Raw data:
↓↓↓

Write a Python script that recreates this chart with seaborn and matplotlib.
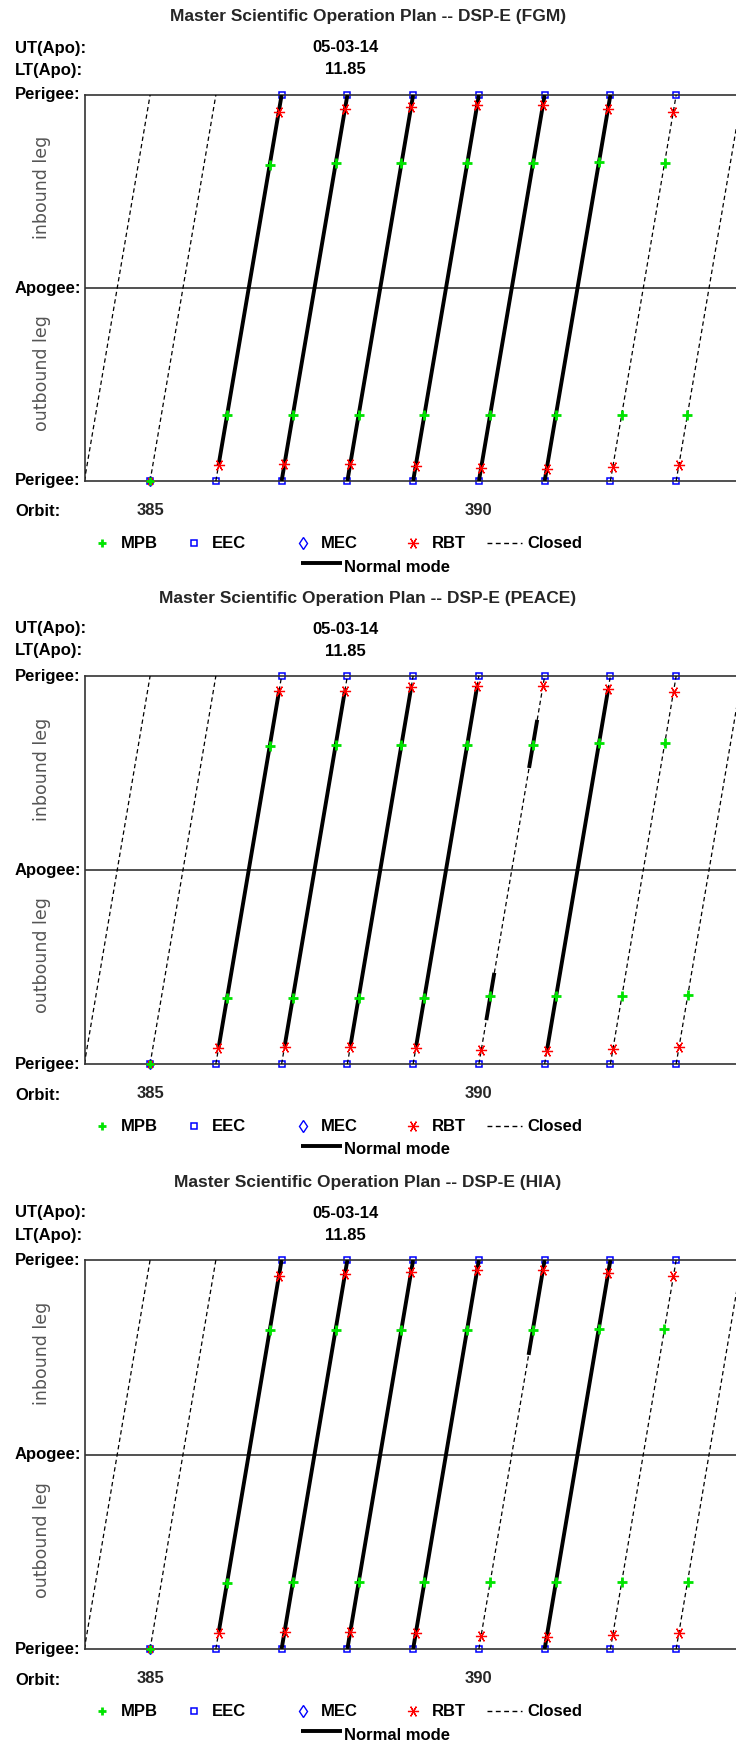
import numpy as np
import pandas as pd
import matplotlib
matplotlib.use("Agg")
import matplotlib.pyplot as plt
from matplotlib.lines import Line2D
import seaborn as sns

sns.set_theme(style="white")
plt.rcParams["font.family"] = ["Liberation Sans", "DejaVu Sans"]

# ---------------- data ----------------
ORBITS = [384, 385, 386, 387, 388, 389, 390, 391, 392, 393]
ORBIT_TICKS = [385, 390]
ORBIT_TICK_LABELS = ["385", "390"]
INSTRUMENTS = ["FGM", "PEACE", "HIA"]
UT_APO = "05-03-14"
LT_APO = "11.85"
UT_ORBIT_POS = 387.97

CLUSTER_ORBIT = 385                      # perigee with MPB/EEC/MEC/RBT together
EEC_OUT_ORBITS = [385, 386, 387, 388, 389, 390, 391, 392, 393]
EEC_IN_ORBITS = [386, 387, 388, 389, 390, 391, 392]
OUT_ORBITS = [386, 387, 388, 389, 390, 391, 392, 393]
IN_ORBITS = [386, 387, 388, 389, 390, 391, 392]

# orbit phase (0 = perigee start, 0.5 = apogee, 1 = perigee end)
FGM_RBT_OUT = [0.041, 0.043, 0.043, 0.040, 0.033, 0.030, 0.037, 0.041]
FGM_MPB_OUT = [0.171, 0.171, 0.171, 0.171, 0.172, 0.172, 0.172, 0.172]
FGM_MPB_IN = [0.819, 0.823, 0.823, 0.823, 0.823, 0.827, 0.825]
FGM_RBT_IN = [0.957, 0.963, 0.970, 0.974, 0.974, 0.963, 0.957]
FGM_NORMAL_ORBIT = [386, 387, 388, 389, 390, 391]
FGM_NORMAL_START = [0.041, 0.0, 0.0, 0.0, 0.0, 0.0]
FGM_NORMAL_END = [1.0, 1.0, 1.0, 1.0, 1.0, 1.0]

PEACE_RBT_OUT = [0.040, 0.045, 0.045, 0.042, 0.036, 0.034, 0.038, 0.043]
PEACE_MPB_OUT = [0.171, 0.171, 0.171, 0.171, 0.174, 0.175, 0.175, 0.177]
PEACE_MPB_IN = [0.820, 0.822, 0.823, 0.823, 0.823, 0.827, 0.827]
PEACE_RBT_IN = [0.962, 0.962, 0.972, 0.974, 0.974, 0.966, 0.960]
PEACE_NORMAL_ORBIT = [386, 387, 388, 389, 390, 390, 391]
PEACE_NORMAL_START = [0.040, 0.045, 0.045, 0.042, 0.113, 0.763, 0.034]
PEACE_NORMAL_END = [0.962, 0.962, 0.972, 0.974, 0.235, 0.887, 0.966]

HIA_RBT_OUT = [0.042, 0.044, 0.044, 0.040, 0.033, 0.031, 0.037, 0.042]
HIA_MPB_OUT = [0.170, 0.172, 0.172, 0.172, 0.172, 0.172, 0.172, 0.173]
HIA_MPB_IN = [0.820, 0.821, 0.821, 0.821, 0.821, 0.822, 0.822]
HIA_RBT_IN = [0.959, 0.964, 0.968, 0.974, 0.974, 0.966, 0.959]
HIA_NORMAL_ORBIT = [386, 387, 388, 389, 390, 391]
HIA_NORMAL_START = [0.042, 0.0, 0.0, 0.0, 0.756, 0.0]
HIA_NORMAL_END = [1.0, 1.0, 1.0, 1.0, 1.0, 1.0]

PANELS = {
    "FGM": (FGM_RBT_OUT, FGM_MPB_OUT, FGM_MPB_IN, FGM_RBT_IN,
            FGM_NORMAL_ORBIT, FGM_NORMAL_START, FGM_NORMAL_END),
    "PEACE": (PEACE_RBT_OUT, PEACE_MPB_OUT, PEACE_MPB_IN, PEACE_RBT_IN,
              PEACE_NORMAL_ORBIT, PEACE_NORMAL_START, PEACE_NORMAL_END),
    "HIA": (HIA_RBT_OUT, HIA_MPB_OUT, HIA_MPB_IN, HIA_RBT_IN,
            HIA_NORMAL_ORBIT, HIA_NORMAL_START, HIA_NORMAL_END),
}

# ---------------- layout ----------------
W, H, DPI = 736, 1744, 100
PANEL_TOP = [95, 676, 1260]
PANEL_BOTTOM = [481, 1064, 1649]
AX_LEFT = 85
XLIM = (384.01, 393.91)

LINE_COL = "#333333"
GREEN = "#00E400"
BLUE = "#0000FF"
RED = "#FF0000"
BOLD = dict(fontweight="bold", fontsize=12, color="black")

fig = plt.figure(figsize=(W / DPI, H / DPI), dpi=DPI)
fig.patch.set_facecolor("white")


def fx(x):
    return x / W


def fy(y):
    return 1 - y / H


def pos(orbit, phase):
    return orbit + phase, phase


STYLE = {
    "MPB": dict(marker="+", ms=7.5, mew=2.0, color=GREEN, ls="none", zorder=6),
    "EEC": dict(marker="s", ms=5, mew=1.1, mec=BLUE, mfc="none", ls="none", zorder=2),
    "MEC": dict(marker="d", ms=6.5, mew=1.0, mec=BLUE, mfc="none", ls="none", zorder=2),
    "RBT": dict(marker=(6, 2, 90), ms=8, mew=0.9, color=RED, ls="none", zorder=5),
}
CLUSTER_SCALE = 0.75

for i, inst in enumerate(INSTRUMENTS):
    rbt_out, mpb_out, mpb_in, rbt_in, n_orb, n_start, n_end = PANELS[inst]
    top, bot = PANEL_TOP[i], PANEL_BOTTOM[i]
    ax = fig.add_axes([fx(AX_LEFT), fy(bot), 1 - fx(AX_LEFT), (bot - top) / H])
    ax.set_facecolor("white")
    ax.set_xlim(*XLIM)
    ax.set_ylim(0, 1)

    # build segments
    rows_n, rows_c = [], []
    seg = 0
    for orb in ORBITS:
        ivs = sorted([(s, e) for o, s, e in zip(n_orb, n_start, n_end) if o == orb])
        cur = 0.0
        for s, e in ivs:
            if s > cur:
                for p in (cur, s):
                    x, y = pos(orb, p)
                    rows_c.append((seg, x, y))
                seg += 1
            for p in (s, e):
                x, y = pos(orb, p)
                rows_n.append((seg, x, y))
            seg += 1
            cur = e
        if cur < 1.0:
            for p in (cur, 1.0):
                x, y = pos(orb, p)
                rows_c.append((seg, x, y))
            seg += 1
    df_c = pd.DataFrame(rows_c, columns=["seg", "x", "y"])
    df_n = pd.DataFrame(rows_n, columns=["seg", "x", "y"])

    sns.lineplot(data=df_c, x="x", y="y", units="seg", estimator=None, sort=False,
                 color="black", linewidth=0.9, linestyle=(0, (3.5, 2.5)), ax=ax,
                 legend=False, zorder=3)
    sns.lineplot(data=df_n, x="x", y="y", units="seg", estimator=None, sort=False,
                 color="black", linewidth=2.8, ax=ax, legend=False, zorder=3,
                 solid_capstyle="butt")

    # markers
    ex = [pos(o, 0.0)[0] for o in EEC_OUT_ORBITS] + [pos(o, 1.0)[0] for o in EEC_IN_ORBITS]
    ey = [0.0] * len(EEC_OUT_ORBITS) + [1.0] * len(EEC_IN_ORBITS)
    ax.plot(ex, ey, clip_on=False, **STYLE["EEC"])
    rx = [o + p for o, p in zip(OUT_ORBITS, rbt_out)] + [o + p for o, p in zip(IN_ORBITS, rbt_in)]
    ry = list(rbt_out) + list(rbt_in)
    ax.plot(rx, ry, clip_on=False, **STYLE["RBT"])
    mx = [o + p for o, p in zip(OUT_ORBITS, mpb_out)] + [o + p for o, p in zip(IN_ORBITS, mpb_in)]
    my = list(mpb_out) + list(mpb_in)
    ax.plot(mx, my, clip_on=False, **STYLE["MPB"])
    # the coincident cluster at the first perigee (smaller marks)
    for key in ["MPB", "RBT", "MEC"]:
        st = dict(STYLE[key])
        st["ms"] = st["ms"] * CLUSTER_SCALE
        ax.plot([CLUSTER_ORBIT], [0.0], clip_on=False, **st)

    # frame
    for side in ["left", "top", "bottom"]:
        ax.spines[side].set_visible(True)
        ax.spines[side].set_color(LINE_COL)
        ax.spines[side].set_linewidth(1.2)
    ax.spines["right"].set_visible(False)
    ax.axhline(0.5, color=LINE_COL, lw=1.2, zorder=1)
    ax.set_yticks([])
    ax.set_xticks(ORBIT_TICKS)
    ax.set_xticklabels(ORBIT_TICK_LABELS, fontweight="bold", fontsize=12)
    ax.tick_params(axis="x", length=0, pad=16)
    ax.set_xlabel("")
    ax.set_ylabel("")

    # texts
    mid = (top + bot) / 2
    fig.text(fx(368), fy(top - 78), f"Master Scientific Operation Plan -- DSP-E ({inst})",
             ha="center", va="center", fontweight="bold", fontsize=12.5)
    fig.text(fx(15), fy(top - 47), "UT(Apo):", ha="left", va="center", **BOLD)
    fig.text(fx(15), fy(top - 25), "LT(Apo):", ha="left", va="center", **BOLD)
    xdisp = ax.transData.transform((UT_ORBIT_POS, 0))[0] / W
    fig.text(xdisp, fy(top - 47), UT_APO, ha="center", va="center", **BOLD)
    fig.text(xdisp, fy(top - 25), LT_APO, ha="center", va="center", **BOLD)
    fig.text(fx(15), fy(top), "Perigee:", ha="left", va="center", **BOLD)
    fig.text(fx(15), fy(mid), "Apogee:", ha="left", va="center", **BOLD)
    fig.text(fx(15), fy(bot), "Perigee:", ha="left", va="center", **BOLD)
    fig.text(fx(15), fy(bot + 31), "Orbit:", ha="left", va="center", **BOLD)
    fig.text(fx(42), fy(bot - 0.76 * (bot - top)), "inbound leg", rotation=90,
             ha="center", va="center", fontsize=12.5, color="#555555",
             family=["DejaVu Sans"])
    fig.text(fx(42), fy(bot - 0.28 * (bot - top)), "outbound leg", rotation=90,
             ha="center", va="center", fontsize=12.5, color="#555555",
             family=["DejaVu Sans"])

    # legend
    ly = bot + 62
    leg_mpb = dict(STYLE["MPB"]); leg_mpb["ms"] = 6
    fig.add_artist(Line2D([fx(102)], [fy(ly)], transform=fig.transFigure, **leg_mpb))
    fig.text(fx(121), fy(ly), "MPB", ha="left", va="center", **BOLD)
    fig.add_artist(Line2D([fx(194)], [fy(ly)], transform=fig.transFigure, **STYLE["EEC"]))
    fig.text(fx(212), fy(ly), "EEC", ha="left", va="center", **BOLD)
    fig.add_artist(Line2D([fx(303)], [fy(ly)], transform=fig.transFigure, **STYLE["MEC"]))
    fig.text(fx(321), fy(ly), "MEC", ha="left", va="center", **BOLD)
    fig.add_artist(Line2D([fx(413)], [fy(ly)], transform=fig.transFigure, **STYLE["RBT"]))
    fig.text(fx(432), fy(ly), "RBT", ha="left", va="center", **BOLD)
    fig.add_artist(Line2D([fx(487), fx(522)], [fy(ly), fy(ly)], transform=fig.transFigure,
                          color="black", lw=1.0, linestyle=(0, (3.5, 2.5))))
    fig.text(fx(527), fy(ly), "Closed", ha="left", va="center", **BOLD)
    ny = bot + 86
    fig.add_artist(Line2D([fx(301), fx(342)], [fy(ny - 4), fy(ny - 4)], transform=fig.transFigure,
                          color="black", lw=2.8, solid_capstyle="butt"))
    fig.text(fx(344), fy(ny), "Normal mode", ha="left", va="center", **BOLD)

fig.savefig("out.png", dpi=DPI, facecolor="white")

↑↑↑

Set task: Leave the pictures out and please restate exactly the lines running from the start of the material through the one with "FGM_NORMAL_END = [1.0, 1.0, 1.0, 1.0, 1.0, 1.0]".

Answer to this problem:
Write a Python script that recreates this chart with seaborn and matplotlib.
import numpy as np
import pandas as pd
import matplotlib
matplotlib.use("Agg")
import matplotlib.pyplot as plt
from matplotlib.lines import Line2D
import seaborn as sns

sns.set_theme(style="white")
plt.rcParams["font.family"] = ["Liberation Sans", "DejaVu Sans"]

# ---------------- data ----------------
ORBITS = [384, 385, 386, 387, 388, 389, 390, 391, 392, 393]
ORBIT_TICKS = [385, 390]
ORBIT_TICK_LABELS = ["385", "390"]
INSTRUMENTS = ["FGM", "PEACE", "HIA"]
UT_APO = "05-03-14"
LT_APO = "11.85"
UT_ORBIT_POS = 387.97

CLUSTER_ORBIT = 385                      # perigee with MPB/EEC/MEC/RBT together
EEC_OUT_ORBITS = [385, 386, 387, 388, 389, 390, 391, 392, 393]
EEC_IN_ORBITS = [386, 387, 388, 389, 390, 391, 392]
OUT_ORBITS = [386, 387, 388, 389, 390, 391, 392, 393]
IN_ORBITS = [386, 387, 388, 389, 390, 391, 392]

# orbit phase (0 = perigee start, 0.5 = apogee, 1 = perigee end)
FGM_RBT_OUT = [0.041, 0.043, 0.043, 0.040, 0.033, 0.030, 0.037, 0.041]
FGM_MPB_OUT = [0.171, 0.171, 0.171, 0.171, 0.172, 0.172, 0.172, 0.172]
FGM_MPB_IN = [0.819, 0.823, 0.823, 0.823, 0.823, 0.827, 0.825]
FGM_RBT_IN = [0.957, 0.963, 0.970, 0.974, 0.974, 0.963, 0.957]
FGM_NORMAL_ORBIT = [386, 387, 388, 389, 390, 391]
FGM_NORMAL_START = [0.041, 0.0, 0.0, 0.0, 0.0, 0.0]
FGM_NORMAL_END = [1.0, 1.0, 1.0, 1.0, 1.0, 1.0]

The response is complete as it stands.